Some of his most notable achievements and engagements include being conferred the Vishisht Seva Medal in 1981, the Ati Vishisht Seva Medal in 1997, the Param Vishisht Seva Medal in 2002. Furthermore, he has Co-authored 16 books on Security, Terrorism, Internal Security, and Intelligence. One book has been published in USA by Centre for American and Global Security, Indiana University, Bloomington. He presided over the Expert Committee (also called as Shekatkar Committee) of Government of India to Re-orient India’s Defence Mechanism and Re-balancing of Defence Budget.

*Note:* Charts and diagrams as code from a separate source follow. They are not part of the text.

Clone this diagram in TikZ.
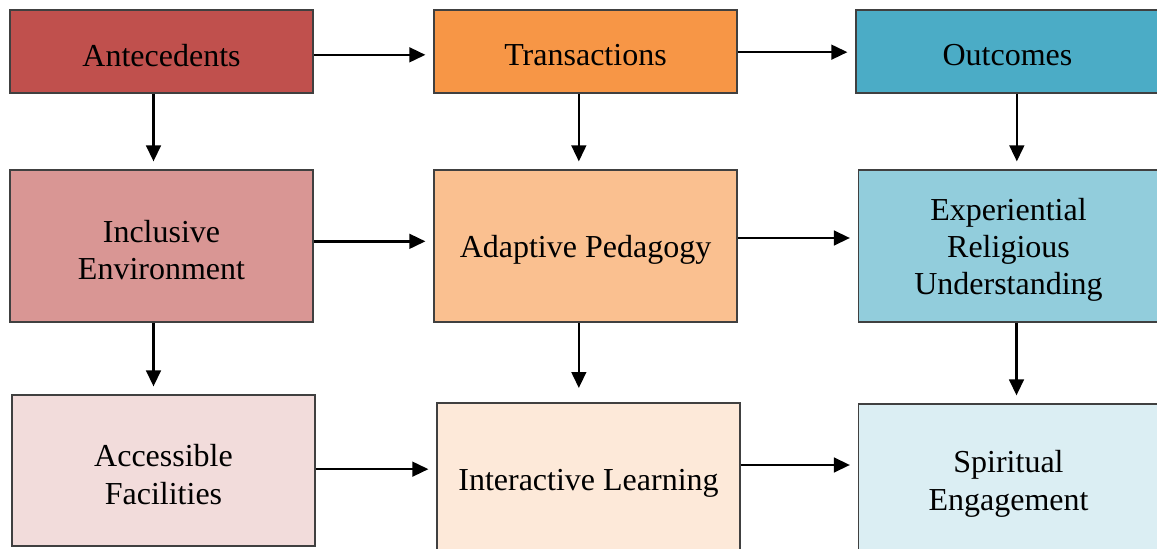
\documentclass[tikz,border=0pt]{standalone}
\usepackage{fontspec}
\setmainfont{Liberation Serif}
\usetikzlibrary{arrows.meta}
\definecolor{c1a}{HTML}{C0504D}
\definecolor{c2a}{HTML}{F79646}
\definecolor{c3a}{HTML}{4BACC6}
\definecolor{c1b}{HTML}{D99694}
\definecolor{c2b}{HTML}{FAC090}
\definecolor{c3b}{HTML}{92CDDC}
\definecolor{c1c}{HTML}{F2DCDB}
\definecolor{c2c}{HTML}{FDE9D9}
\definecolor{c3c}{HTML}{DBEEF3}
\definecolor{edge}{HTML}{404040}
\tikzset{
  box/.style={draw=edge, line width=0.9pt, inner sep=0pt},
  txt/.style={align=center, inner sep=0pt, yshift=-3pt,
    font=\fontsize{24}{28}\selectfont},
  arr/.style={line width=1.8pt, -{Triangle[length=12pt,width=11pt]}, shorten >=6pt}
}
\begin{document}
\begin{tikzpicture}[x=0.75pt,y=-0.75pt]
\useasboundingbox (0,0) rectangle (1157,549);
\clip (0,0) rectangle (1157,549);
% row 1
\node[box, fill=c1a, minimum width=227.25pt, minimum height=62.25pt,
  label={[txt]center:Antecedents}] (ant) at (161.5,51.5) {};
\node[box, fill=c2a, minimum width=227.25pt, minimum height=62.25pt,
  label={[txt]center:Transactions}] (tra) at (585.5,51.5) {};
\node[box, fill=c3a, minimum width=227.25pt, minimum height=62.25pt,
  label={[txt]center:Outcomes}] (out) at (1007.5,51.5) {};
% row 2
\node[box, fill=c1b, minimum width=227.25pt, minimum height=114pt,
  label={[txt]center:{Inclusive\\Environment}}] (inc) at (161.5,246) {};
\node[box, fill=c2b, minimum width=227.25pt, minimum height=114pt,
  label={[txt]center:{Adaptive Pedagogy}}] (ada) at (585.5,246) {};
\node[box, fill=c3b, minimum width=225pt, minimum height=114pt,
  label={[txt]center:{Experiential\\Religious\\Understanding}}] (exp) at (1008.5,246) {};
% row 3
\node[box, fill=c1c, minimum width=227.25pt, minimum height=113.25pt,
  label={[txt]center:{Accessible\\Facilities}}] (acc) at (163.5,470.5) {};
\node[box, fill=c2c, minimum width=227.25pt, minimum height=114pt,
  label={[txt]center:{Interactive Learning}}] (int) at (588.5,479) {};
\node[box, fill=c3c, minimum width=225pt, minimum height=114pt,
  label={[txt]center:{Spiritual\\Engagement}}] (spi) at (1008.5,480) {};
% horizontal arrows
\draw[arr] ([yshift=-2.5pt]ant.east) -- ([yshift=-2.5pt]ant.east -| tra.west);
\draw[arr] ([yshift=-0.5pt]tra.east) -- ([yshift=-0.5pt]tra.east -| out.west);
\draw[arr] ([yshift=3.5pt]inc.east) -- ([yshift=3.5pt]inc.east -| ada.west);
\draw[arr] ([yshift=6pt]ada.east) -- ([yshift=6pt]ada.east -| exp.west);
\draw[arr] ([yshift=1pt]acc.east) -- ([yshift=1pt]acc.east -| int.west);
\draw[arr] ([yshift=10.5pt]int.east) -- ([yshift=10.5pt]int.east -| spi.west);
% vertical arrows
\draw[arr] ([xshift=-6pt]ant.south) -- ([xshift=-6pt]ant.south |- inc.north);
\draw[arr] ([xshift=-5pt]tra.south) -- ([xshift=-5pt]tra.south |- ada.north);
\draw[arr] ([xshift=7pt]out.south) -- ([xshift=7pt]out.south |- exp.north);
\draw[arr] ([xshift=-6pt]inc.south) -- ([xshift=-6pt]inc.south |- acc.north);
\draw[arr] ([xshift=-5pt]ada.south) -- ([xshift=-5pt]ada.south |- 0,396);
\draw[arr] ([xshift=6pt]exp.south) -- ([xshift=6pt]exp.south |- spi.north);
\end{tikzpicture}
\end{document}
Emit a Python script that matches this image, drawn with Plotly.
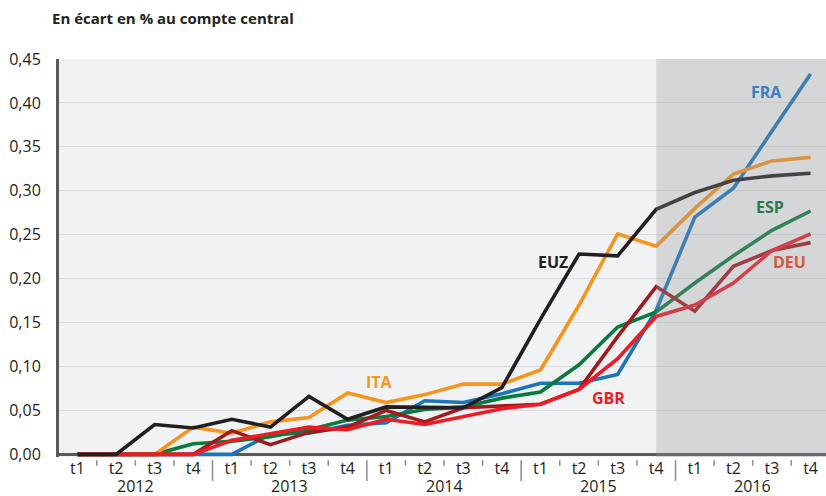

After retirement he served as Chair Professor in Department of Defence and Strategic Studies, University of Pune and Advisor Symbiosis University Pune. He is National President of Forum for Integrated Security of India. (FINS). He is Distinguished Fellow at The Centre for Joint Warfare (CENJOWS) New Delhi. He is associated with Large Number of Academic Institutions in Advisory Council and Governing Councils. He devotes his time and energy to prepare the young generation to face challenges of 21st Century.